As Solomon explains, it's yet another effect we've already watched unfold on Earth - the founder effect.


"The people that are the founders will have a very significant influence on the long-term makeup of the human population in space," he said.


"It plays out on Earth all the time. Every time a new island pops up out of the sea there are going to be some plants and some insects and other species that will eventually make their way there. And whatever characteristics and traits they happen to have are going to be the characteristics that are going to be present in that population."


We can already see hints of how it might play out for spacefaring humans. Earlier this year, NASA put out a call for astronaut applications - and one of the requirements is a Masters degree. That means people who are wealthy enough to be highly educated. That means, in America at least, probably white people.


Not every country has the resources for a human space program, or can train astronauts. Sometimes the decisions on who gets to go to space may be politically motivated.


People can also get selected based on physical traits, which is starting to sound a bit too much like eugenics, if the plan is to travel space for multiple generations.


"A lot of how we develop and what we develop is affected, not so much by 'is there gravity' or 'isn't there gravity', but by who they decide make acceptable astronauts," Bacal said.


A mid-point as a test case, she points out, is the notion of the commercialisation of space. Miners, for instance - spending stretches in low gravity, returning to Earth in between jobs. It takes much longer to regain bone density than it does to lose it, so it could be possible that space miners never gain enough time to fully recover, resulting in early-onset osteoporosis.


"That could - as it already is in terms of the astronaut corps - impact who gets to work there or who gets chosen for your 10-generation generation ship. You might say, 'look, we're going to choose people who are less likely to be susceptible to bone density loss'," she said.


"That has ethnographic implications. It has gender implications." And these will need to be considered very carefully if we want to avoid a situation where specific groups of people are barred from space because of their race or gender.

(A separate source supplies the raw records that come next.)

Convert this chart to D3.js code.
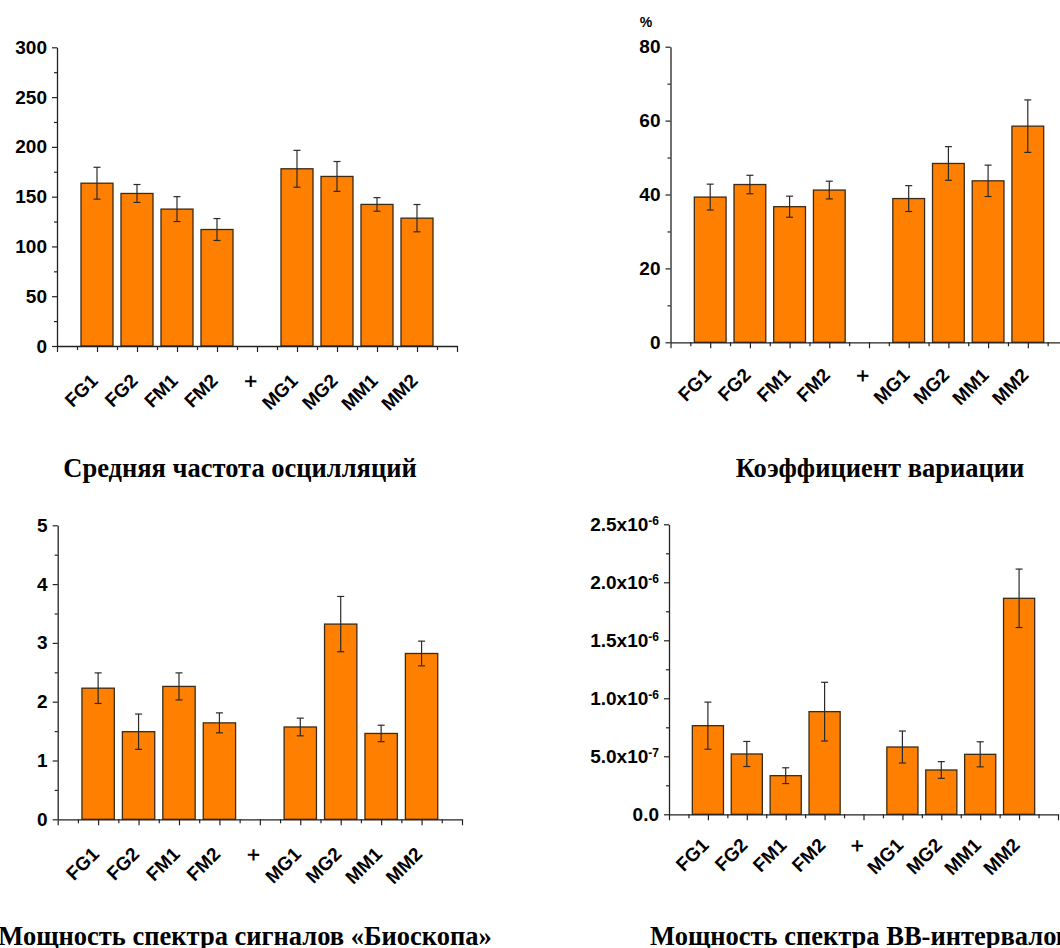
<!DOCTYPE html>
<html>
<head>
<meta charset="utf-8">
<script src="https://cdn.jsdelivr.net/npm/d3@7"></script>
<style>
  body { margin: 0; background: #fff; }
  svg { display: block; }
</style>
</head>
<body>
<div id="chart"></div>
<script>
const width = 1060;
const height = 948;

// categories (the 5th slot is an empty gap)
const categories = ["FG1", "FG2", "FM1", "FM2", "×", "MG1", "MG2", "MM1", "MM2"];

// mean oscillation frequency
const freqValues = [163.5, 153.2, 137.5, 117, null, 178, 170.3, 142.2, 128.4];
const freqErrors = [16, 9, 12.5, 11, null, 18.5, 15, 6.8, 13.7];

// coefficient of variation, %
const cvValues = [39.3, 42.7, 36.7, 41.2, null, 38.9, 48.4, 43.7, 58.5];
const cvErrors = [3.5, 2.5, 2.85, 2.4, null, 3.5, 4.55, 4.25, 7.1];

// spectrum power of "Bioscope" signals
const bioValues = [2.23, 1.49, 2.26, 1.64, null, 1.57, 3.32, 1.46, 2.82];
const bioErrors = [0.26, 0.30, 0.23, 0.17, null, 0.15, 0.47, 0.14, 0.21];

// spectrum power of BB intervals
const bbValues = [7.64e-7, 5.20e-7, 3.33e-7, 8.85e-7, null, 5.80e-7, 3.82e-7, 5.17e-7, 1.862e-6];
const bbErrors = [2.03e-7, 1.08e-7, 0.68e-7, 2.53e-7, null, 1.38e-7, 0.72e-7, 1.08e-7, 2.52e-7];

// y ticks
const freqTicks = [0, 50, 100, 150, 200, 250, 300];
const cvTicks = [0, 20, 40, 60, 80];
const bioTicks = [0, 1, 2, 3, 4, 5];
const bbTicks = [0, 5e-7, 1e-6, 1.5e-6, 2e-6, 2.5e-6];
const bbTickLabels = [["0.0", ""], ["5.0x10", "-7"], ["1.0x10", "-6"], ["1.5x10", "-6"], ["2.0x10", "-6"], ["2.5x10", "-6"]];

const titles = [
  "Средняя частота осцилляций",
  "Коэффициент вариации",
  "Мощность спектра сигналов «Биоскопа»",
  "Мощность спектра ВВ-интервалов"
];

const svg = d3.select("#chart")
  .append("svg")
  .attr("width", width)
  .attr("height", height);

const sans = "'Liberation Sans', Arial, sans-serif";
const serif = "'Liberation Serif', 'Times New Roman', serif";
const lineColor = "#222";

function drawPanel(p) {
  const g = svg.append("g");

  const x = d3.scaleLinear().domain([0, 10]).range([p.x0, p.x1]);
  const y = d3.scaleLinear().domain([0, p.ticks[p.ticks.length - 1]]).range([p.y0, p.yTop]);
  const barW = 0.8 * (x(1) - x(0));

  // minor y ticks
  const step = p.ticks[1] - p.ticks[0];
  const minor = d3.range(p.ticks.length - 1).map(i => p.ticks[i] + step / 2);
  g.append("g")
    .attr("transform", `translate(${p.x0},0)`)
    .call(d3.axisLeft(y).tickValues(minor).tickSize(3).tickSizeOuter(0).tickFormat(""))
    .call(a => a.select(".domain").remove())
    .call(a => a.selectAll("line").attr("stroke", lineColor).attr("stroke-width", 1.2));

  // major y ticks
  const yAxis = g.append("g")
    .attr("transform", `translate(${p.x0},0)`)
    .call(d3.axisLeft(y).tickValues(p.ticks).tickSize(5).tickSizeOuter(0).tickPadding(5)
      .tickFormat(p.labels ? "" : d3.format("d")));
  yAxis.select(".domain").attr("stroke", lineColor).attr("stroke-width", 1.3);
  yAxis.selectAll("line").attr("stroke", lineColor).attr("stroke-width", 1.2);
  yAxis.selectAll("text")
    .attr("font-family", sans)
    .attr("font-weight", "bold")
    .attr("font-size", 19)
    .attr("fill", "#000");

  if (p.labels) {
    yAxis.selectAll(".tick text").each(function(d, i) {
      const t = d3.select(this);
      t.append("tspan").text(p.labels[i][0]);
      if (p.labels[i][1]) {
        t.append("tspan").attr("dy", "-0.45em").attr("font-size", 12).text(p.labels[i][1]);
      }
    });
  }

  // bars
  const data = categories.map((c, i) => ({ c, i, v: p.values[i], e: p.errors[i] }))
    .filter(d => d.v !== null);

  g.selectAll(".bar")
    .data(data)
    .enter()
    .append("rect")
    .attr("class", "bar")
    .attr("x", d => x(d.i + 1) - barW / 2)
    .attr("y", d => y(d.v))
    .attr("width", barW)
    .attr("height", d => y(0) - y(d.v))
    .attr("fill", "#ff8000")
    .attr("stroke", "#3d2a14")
    .attr("stroke-width", 1.3);

  // error bars
  const eb = g.selectAll(".err")
    .data(data)
    .enter()
    .append("g")
    .attr("stroke", "#2a2a2a")
    .attr("stroke-width", 1.2);
  eb.append("line")
    .attr("x1", d => x(d.i + 1)).attr("x2", d => x(d.i + 1))
    .attr("y1", d => y(d.v + d.e)).attr("y2", d => y(d.v - d.e));
  eb.append("line")
    .attr("x1", d => x(d.i + 1) - 3.5).attr("x2", d => x(d.i + 1) + 3.5)
    .attr("y1", d => y(d.v + d.e)).attr("y2", d => y(d.v + d.e));
  eb.append("line")
    .attr("x1", d => x(d.i + 1) - 3.5).attr("x2", d => x(d.i + 1) + 3.5)
    .attr("y1", d => y(d.v - d.e)).attr("y2", d => y(d.v - d.e));

  // x axis: major ticks on integers, minor on halves
  g.append("g")
    .attr("transform", `translate(0,${p.y0})`)
    .call(d3.axisBottom(x).tickValues(d3.range(0, 10, 1).map(v => v + 0.5)).tickSize(4).tickSizeOuter(0).tickFormat(""))
    .call(a => a.select(".domain").remove())
    .call(a => a.selectAll("line").attr("stroke", lineColor).attr("stroke-width", 1.2));
  const xAxis = g.append("g")
    .attr("transform", `translate(0,${p.y0})`)
    .call(d3.axisBottom(x).tickValues(d3.range(0, 11)).tickSize(6).tickSizeOuter(0).tickFormat(""));
  xAxis.select(".domain").attr("stroke", lineColor).attr("stroke-width", 1.3);
  xAxis.selectAll("line").attr("stroke", lineColor).attr("stroke-width", 1.2);

  g.selectAll(".xlabel")
    .data(categories)
    .enter()
    .append("text")
    .attr("transform", (d, i) => `translate(${x(i + 1) + 2},${p.y0 + p.labelDy}) rotate(-45)`)
    .attr("text-anchor", "end")
    .attr("font-family", sans)
    .attr("font-weight", "bold")
    .attr("font-size", 19)
    .text(d => d);

  // panel caption
  g.append("text")
    .attr("x", p.titleX)
    .attr("y", p.titleY)
    .attr("text-anchor", p.titleAnchor || "middle")
    .attr("font-family", serif)
    .attr("font-weight", "bold")
    .attr("font-size", 26.5)
    .text(p.title);
}

drawPanel({ x0: 57, x1: 457, y0: 346, yTop: 47.3, ticks: freqTicks, values: freqValues, errors: freqErrors,
  labelDy: 36, title: titles[0], titleX: 240, titleY: 477 });
drawPanel({ x0: 670.5, x1: 1067.5, y0: 342.3, yTop: 46.7, ticks: cvTicks, values: cvValues, errors: cvErrors,
  labelDy: 34, title: titles[1], titleX: 880, titleY: 477 });
drawPanel({ x0: 57.7, x1: 462, y0: 819.3, yTop: 525.3, ticks: bioTicks, values: bioValues, errors: bioErrors,
  labelDy: 36, title: titles[2], titleX: 245, titleY: 945 });
drawPanel({ x0: 669, x1: 1058, y0: 814.3, yTop: 524.3, ticks: bbTicks, values: bbValues, errors: bbErrors,
  labels: bbTickLabels, labelDy: 32, title: titles[3], titleX: 650, titleY: 945, titleAnchor: "start" });

// unit mark above the second panel
svg.append("text")
  .attr("x", 646)
  .attr("y", 27)
  .attr("text-anchor", "middle")
  .attr("font-family", sans)
  .attr("font-weight", "bold")
  .attr("font-size", 14)
  .text("%");
</script>
</body>
</html>
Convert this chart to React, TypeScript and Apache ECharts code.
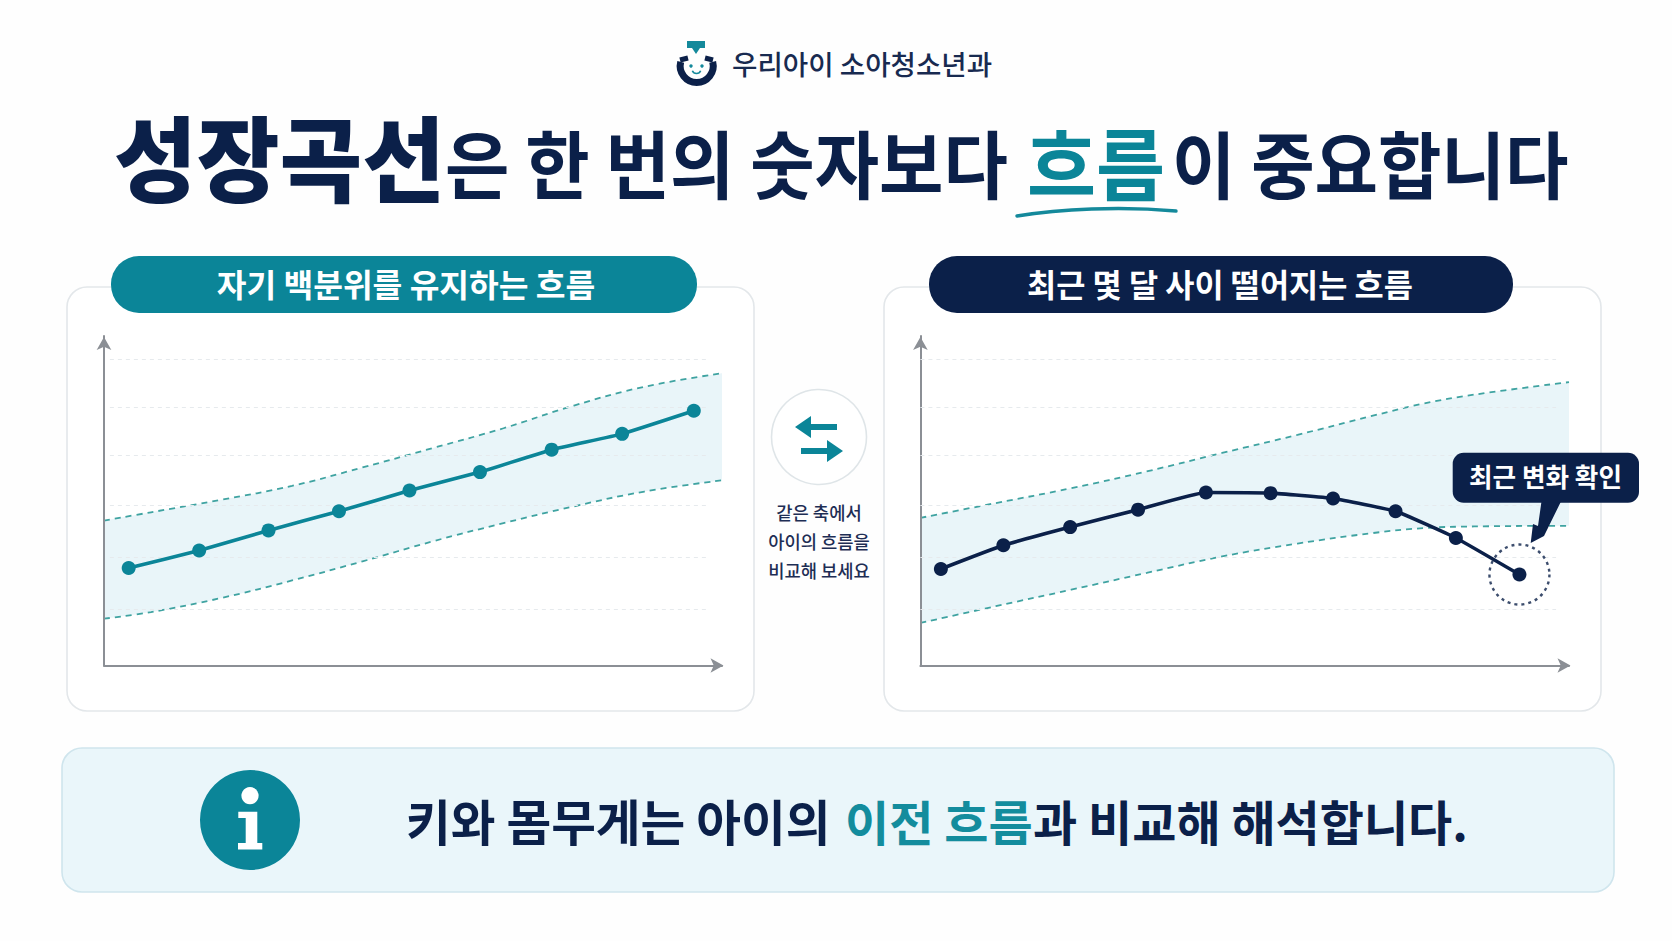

We may never become a true space-faring species. It's possible we'll never leave the Solar System. But we're also not likely to stay here on Earth forever.


Space agencies are already making plans for at least one permanent base on the Moon. We've sent several robotic missions to Mars, and plans for a crewed mission are underway. A permanent Mars colony isn't out of the question, either.


These are harsh, literally alien environments, with low gravity and intense radiation. They're entirely different from our home planet, where we've been evolving for millions of years. These places will inevitably have an impact on the human body.


So will the technology we have available, how we travel, and the decisions we terrestrial humans make about who gets to go. But not all differences are visible to the eye.


"You know, there are people that are better at coping with radiation here on Earth. You can't tell by looking at them, but they might live longer than the rest," Solomon said.


"I think a lot of the changes are things that will take place inside the body. I think there would be some outward changes, but a lot of more subtle, internal changes."


In the end, those future humans, the inheritors of the stars, may not look as different from us as we might expect.